'''

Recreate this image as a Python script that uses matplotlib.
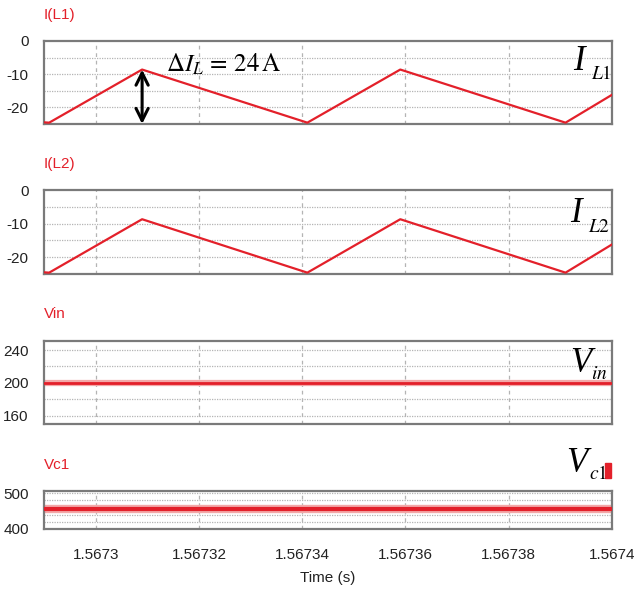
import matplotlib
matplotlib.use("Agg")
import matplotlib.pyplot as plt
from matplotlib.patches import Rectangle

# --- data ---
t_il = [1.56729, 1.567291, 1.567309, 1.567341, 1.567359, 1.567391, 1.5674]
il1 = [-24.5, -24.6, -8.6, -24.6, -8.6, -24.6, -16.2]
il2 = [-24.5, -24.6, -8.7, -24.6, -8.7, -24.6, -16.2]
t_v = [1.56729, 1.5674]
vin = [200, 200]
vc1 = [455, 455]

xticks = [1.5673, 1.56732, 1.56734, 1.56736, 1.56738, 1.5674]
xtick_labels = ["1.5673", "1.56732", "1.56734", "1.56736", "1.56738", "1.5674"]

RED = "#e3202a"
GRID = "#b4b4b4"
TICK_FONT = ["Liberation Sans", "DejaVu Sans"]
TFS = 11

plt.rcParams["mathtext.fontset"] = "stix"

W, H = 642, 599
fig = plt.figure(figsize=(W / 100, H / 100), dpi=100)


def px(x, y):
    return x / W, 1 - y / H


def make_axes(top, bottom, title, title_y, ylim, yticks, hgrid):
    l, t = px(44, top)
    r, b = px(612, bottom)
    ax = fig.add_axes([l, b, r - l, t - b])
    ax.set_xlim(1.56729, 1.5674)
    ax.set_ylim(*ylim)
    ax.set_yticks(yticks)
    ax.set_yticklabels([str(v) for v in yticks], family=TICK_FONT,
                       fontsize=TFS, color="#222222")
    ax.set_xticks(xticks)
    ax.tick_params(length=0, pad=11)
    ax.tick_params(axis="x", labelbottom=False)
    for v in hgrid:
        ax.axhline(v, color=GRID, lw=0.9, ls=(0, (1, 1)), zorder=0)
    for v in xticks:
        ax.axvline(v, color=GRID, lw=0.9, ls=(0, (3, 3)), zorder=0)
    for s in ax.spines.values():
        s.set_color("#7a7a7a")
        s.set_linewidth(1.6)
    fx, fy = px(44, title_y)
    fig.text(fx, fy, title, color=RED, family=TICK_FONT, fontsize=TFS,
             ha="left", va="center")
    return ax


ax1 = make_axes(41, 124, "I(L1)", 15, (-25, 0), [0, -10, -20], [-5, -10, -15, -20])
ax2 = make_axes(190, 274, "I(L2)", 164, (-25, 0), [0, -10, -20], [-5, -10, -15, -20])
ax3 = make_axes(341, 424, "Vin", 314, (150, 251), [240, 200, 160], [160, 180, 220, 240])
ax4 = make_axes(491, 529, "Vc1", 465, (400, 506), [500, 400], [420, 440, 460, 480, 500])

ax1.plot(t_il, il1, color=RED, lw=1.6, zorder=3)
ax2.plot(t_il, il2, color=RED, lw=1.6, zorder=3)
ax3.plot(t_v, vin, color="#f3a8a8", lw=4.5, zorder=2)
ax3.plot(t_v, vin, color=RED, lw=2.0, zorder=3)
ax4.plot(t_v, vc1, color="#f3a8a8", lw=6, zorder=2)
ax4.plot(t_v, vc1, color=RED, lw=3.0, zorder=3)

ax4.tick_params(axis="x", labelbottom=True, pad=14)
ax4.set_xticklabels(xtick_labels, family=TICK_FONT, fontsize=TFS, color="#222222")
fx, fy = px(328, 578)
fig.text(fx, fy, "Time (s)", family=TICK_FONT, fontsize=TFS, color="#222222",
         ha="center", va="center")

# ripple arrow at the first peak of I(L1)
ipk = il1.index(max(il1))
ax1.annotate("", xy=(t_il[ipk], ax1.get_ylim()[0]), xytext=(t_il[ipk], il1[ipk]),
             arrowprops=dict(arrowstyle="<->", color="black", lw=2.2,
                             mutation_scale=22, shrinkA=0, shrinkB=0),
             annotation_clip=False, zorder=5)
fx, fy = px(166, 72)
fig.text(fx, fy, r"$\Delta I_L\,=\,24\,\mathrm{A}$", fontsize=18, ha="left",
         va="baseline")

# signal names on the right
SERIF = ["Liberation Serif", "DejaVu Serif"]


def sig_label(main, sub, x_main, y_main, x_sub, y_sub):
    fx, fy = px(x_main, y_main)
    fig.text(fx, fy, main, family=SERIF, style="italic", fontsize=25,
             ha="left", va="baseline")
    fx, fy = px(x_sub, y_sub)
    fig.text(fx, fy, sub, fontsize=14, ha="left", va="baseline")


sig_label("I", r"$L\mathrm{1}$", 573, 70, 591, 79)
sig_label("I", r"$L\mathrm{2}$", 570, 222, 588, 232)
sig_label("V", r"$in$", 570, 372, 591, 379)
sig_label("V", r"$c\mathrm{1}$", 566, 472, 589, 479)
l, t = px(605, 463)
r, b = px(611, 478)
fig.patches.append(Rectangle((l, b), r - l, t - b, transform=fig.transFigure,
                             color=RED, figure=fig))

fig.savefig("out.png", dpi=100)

'''

◆ **THE PROBLEM**
Restate the material word for word from its first line through the line containing "from matplotlib.patches import Rectangle", both included; the pictures do not belong in it.

◆ **PROBLEM SOLUTION**
Recreate this image as a Python script that uses matplotlib.
import matplotlib
matplotlib.use("Agg")
import matplotlib.pyplot as plt
from matplotlib.patches import Rectangle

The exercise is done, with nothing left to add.